One problem I see with the absence of striped bike lanes to indicate to them that bike use is prioritized for the right 5' of the street, is that motor vehicle drivers might assume they were just driving on a really wide lane, and be inclined to drive further to the right than would be in the best interest of bike traffic. Striped bike lanes, or at least those little squares of white material often seen used on other areas of a road way to indicate divisions of roadways, would more clearly inform road users what the 5' shoulder was there for.

I feel bad for neighbors that are faced with this change, even though not all of their concerns are likely valid. In my walk around, I think the lady with the long, thick grey black hair was the neighbor that took time out to talk with me about her perspective on installation of the bike lanes. She's game for loss of parking on one, but not both sides of the street, to allow for a bike lane.

She's a nice gal, and a long time resident. I got a kick out of how she introduced to the council, what she had to say that night; Something on the order of: 'thought this was all settled....heard it wasn't, so I had to take time off work to come here tonight...so you guys wouldn't go and decide to do something behind my back...'.

Whether it's striped lines, little squares, or signs, the city needs to do something to further establish this street as one that's emphasizing an increase in non-motor vehicle traffic rather than vice versa. It might have to get creative in order to accomplish this without undue inconvenience to the neighbors.

07-02-2010, 12:15 PM
The video of 6/28's meeting (http://beaverton.granicus.com/MediaPlayer.php?view_id=2&clip_id=656) is up.

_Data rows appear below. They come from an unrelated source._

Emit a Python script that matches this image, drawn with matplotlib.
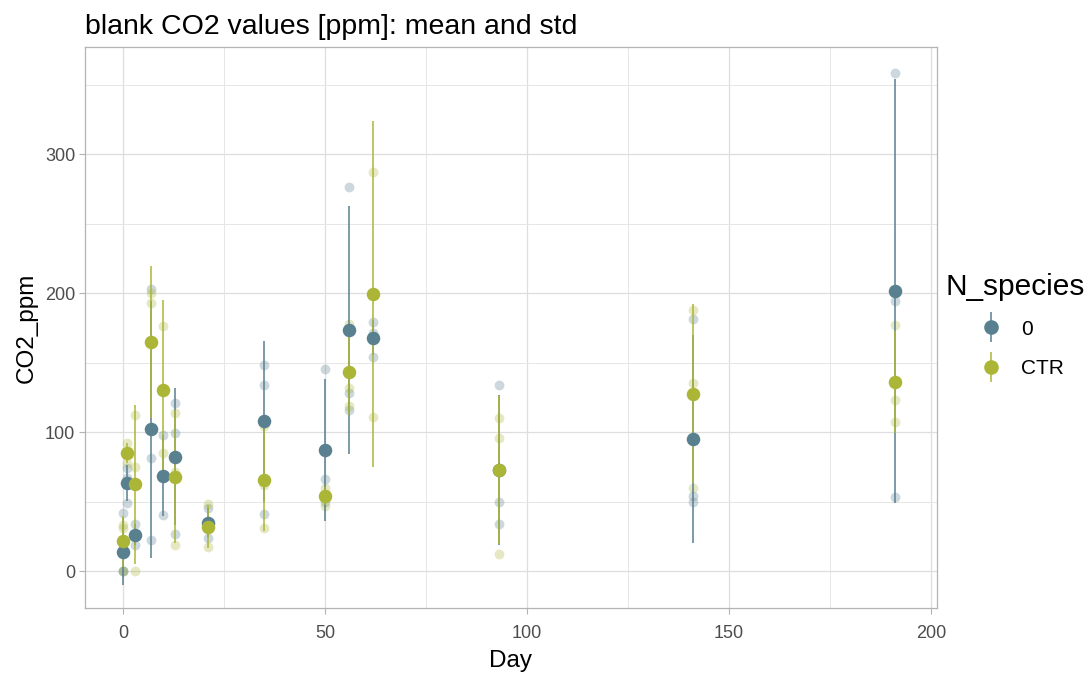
import matplotlib.pyplot as plt
from matplotlib.lines import Line2D
from matplotlib.legend_handler import HandlerTuple
from matplotlib.ticker import MultipleLocator
import numpy as np
import pandas as pd

plt.rcParams['font.family'] = ['Liberation Sans', 'DejaVu Sans']

days = [0, 1, 3, 7, 10, 13, 21, 35, 50, 56, 62, 93, 141, 191]

# blank CO2 readings (ppm) per sampling day
co2_0 = [[0, 0, 42], [74, 67, 49], [34, 19, 25], [203, 81, 22], [98, 40, 68],
         [121, 99, 27], [45, 24, 35], [148, 134, 41], [145, 66, 50],
         [276, 128, 116], [179, 171, 154], [134, 50, 34], [181, 54, 50],
         [358, 194, 53]]
co2_ctr = [[0, 31, 33], [92, 78, 85], [112, 75, 0], [200, 193, 102], [176, 85],
           [114, 19, 71], [48, 17, 31], [104, 62, 31], [60, 55, 47],
           [178, 132, 119], [287, 111], [110, 96, 12], [188, 135, 60],
           [177, 123, 107]]

groups = ['0', 'CTR']
colors = {'0': '#58808F', 'CTR': '#ACB636'}

rows = []
for g, vals in zip(groups, [co2_0, co2_ctr]):
    for d, v in zip(days, vals):
        for x in v:
            rows.append({'Day': d, 'N_species': g, 'CO2_ppm': x})
df = pd.DataFrame(rows)
summ = df.groupby(['N_species', 'Day'])['CO2_ppm'].agg(['mean', 'std']).reset_index()

fig = plt.figure(figsize=(10.91, 6.78), dpi=100)
ax = fig.add_axes([0.0779, 0.1032, 0.7809, 0.8275])

for g in groups:
    d = df[df['N_species'] == g]
    ax.scatter(d['Day'], d['CO2_ppm'], s=50, color=colors[g], alpha=0.3,
               linewidths=0, zorder=2)

for g in groups:
    s = summ[summ['N_species'] == g]
    ax.vlines(s['Day'], s['mean'] - s['std'], s['mean'] + s['std'],
              color=colors[g], lw=1.1, zorder=3)
for g in groups:
    s = summ[summ['N_species'] == g]
    ax.scatter(s['Day'], s['mean'], s=95, color=colors[g], linewidths=0, zorder=4)

ax.set_xlim(-9.4, 201.5)
ax.set_ylim(-26.6, 377)
ax.xaxis.set_major_locator(MultipleLocator(50))
ax.xaxis.set_minor_locator(MultipleLocator(25))
ax.yaxis.set_major_locator(MultipleLocator(100))
ax.yaxis.set_minor_locator(MultipleLocator(50))
ax.grid(which='major', color='#DEDEDE', lw=0.9)
ax.grid(which='minor', color='#E6E6E6', lw=0.7)
ax.set_axisbelow(True)
for sp in ax.spines.values():
    sp.set_color('#B3B3B3')
    sp.set_linewidth(0.9)
ax.tick_params(which='major', length=4, color='#B3B3B3', labelsize=13,
               labelcolor='#4D4D4D')
ax.tick_params(axis='x', pad=8)
ax.tick_params(axis='y', pad=3)
ax.tick_params(which='minor', length=0)

ax.set_xlabel('Day', fontsize=17.5, labelpad=6)
ax.set_ylabel('CO2_ppm', fontsize=17.5, labelpad=5)
ax.set_title('blank CO2 values [ppm]: mean and std', loc='left', fontsize=20.5, pad=9)

# legend: title as plain text, keys are a vertical range bar with the mean dot
fig.text(945 / 1091, 1 - 287 / 678, 'N_species', fontsize=21.5, va='center', ha='left')
handles = []
for g in groups:
    bar = Line2D([], [], marker='|', markersize=22, markeredgewidth=1.1,
                 color=colors[g], linestyle='none')
    dot = Line2D([], [], marker='o', markersize=9.5, color=colors[g], linestyle='none')
    handles.append((bar, dot))
fig.legend(handles, groups, loc='center left',
           bbox_to_anchor=(966 / 1091, 1 - 349 / 678), frameon=False, fontsize=15,
           handler_map={tuple: HandlerTuple(ndivide=1)},
           handlelength=2.0, labelspacing=1.0, handletextpad=0.45,
           borderaxespad=0, borderpad=0.2)

fig.savefig('out.png', dpi=100)
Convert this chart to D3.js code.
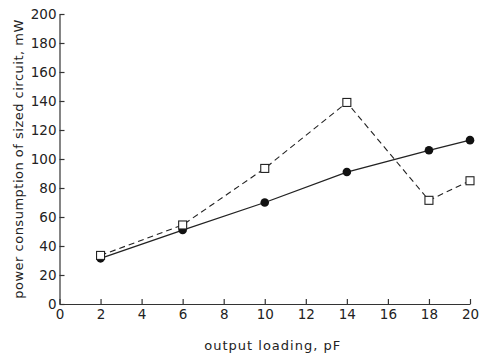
<!DOCTYPE html>
<html lang="en">
<head>
  <meta charset="UTF-8">
  <script src="https://d3js.org/d3.v7.min.js"></script>
  <style>
    body { margin: 0; padding: 0; background: #fff; overflow: hidden; }
    text { font-family: "DejaVu Sans", sans-serif; fill: #222; }
  </style>
</head>
<body>
  <script>
    // data
    const loading = [2, 6, 10, 14, 18, 20];
    const sizedPower = [31.5, 51, 70, 91, 106, 113];   // filled circles, solid line
    const otherPower = [33.5, 54.5, 93.5, 139, 71.5, 85]; // open squares, dashed line
    const xTicks = [0, 2, 4, 6, 8, 10, 12, 14, 16, 18, 20];
    const yTicks = [0, 20, 40, 60, 80, 100, 120, 140, 160, 180, 200];

    const width = 484, height = 358;
    const margin = { left: 59.5, right: 14, top: 14, bottom: 54 };

    const svg = d3.select('body').append('svg')
      .attr('width', width)
      .attr('height', height);

    const x = d3.scaleLinear().domain([0, 20]).range([margin.left, width - margin.right]);
    const y = d3.scaleLinear().domain([0, 200]).range([height - margin.bottom, margin.top]);

    // axes: ticks point inward
    const xAxis = svg.append('g')
      .attr('transform', `translate(0,${y(0)})`)
      .call(d3.axisBottom(x).tickValues(xTicks).tickSizeInner(-5).tickSizeOuter(0).tickPadding(4));
    const yAxis = svg.append('g')
      .attr('transform', `translate(${x(0)},0)`)
      .call(d3.axisLeft(y).tickValues(yTicks).tickSizeInner(-5).tickSizeOuter(0).tickPadding(3));

    [xAxis, yAxis].forEach(g => {
      g.select('.domain').attr('stroke', '#333').attr('stroke-width', 1.2);
      g.selectAll('.tick line').attr('stroke', '#333').attr('stroke-width', 1.2);
      g.selectAll('.tick text').style('font-size', '13.5px').style('font-family', '"DejaVu Sans", sans-serif').attr('fill', '#222');
    });
    xAxis.selectAll('.tick text').attr('dy', '0.85em');

    const line = d3.line().x(d => x(d[0])).y(d => y(d[1]));
    const sizedPts = loading.map((v, i) => [v, sizedPower[i]]);
    const otherPts = loading.map((v, i) => [v, otherPower[i]]);

    svg.append('path')
      .datum(otherPts)
      .attr('d', line)
      .attr('fill', 'none')
      .attr('stroke', '#222')
      .attr('stroke-width', 1.1)
      .attr('stroke-dasharray', '6,4');

    svg.append('path')
      .datum(sizedPts)
      .attr('d', line)
      .attr('fill', 'none')
      .attr('stroke', '#222')
      .attr('stroke-width', 1.3);

    svg.append('g').selectAll('circle')
      .data(sizedPts)
      .enter().append('circle')
      .attr('cx', d => x(d[0]))
      .attr('cy', d => y(d[1]))
      .attr('r', 4.3)
      .attr('fill', '#111');

    svg.append('g').selectAll('rect')
      .data(otherPts)
      .enter().append('rect')
      .attr('x', d => x(d[0]) - 4)
      .attr('y', d => y(d[1]) - 4)
      .attr('width', 8)
      .attr('height', 8)
      .attr('fill', '#fff')
      .attr('stroke', '#222')
      .attr('stroke-width', 1.1);

    // axis titles
    svg.append('text')
      .attr('x', (x(0) + x(20)) / 2 + 8)
      .attr('y', 350)
      .attr('text-anchor', 'middle')
      .style('font-size', '13px')
      .style('letter-spacing', '1px')
      .text('output loading, pF');

    svg.append('text')
      .attr('transform', `translate(23,${(y(0) + y(200)) / 2}) rotate(-90)`)
      .attr('text-anchor', 'middle')
      .style('font-size', '13px')
      .style('letter-spacing', '0.5px')
      .text('power consumption of sized circuit, mW');
  </script>
</body>
</html>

I'm the very last person speaking during the Public Hearing. The Hearing began at the 2nd half of the City Council Meeting.

Rubberside Down!

07-03-2010, 10:25 PM
No comment...just ran across this holiday animated smiley that was kinda cute, celebrating the national holiday:


Watch your fingers with them fireworks!

By the way....if I got this right...for all you bike advocacy troopers, the next meeting of the Beaverton Bike Advisory Board is this Tuesday the 6th, 6:30pm.

07-04-2010, 08:50 PM
I have a hard time understanding why residential streets (which Lombard might be considered, although it is sort of a main thoroughfare), if they were intended for residents to use for parking, are so narrow. On my street, if there are cars parked on both sides, two cars traveling in opposite directions have a difficult time passing each other. What kind of design decision was this? Was it intended to be a traffic calming measure? If traffic calming was the goal, why is it done on streets with speed limits greater than 20mph?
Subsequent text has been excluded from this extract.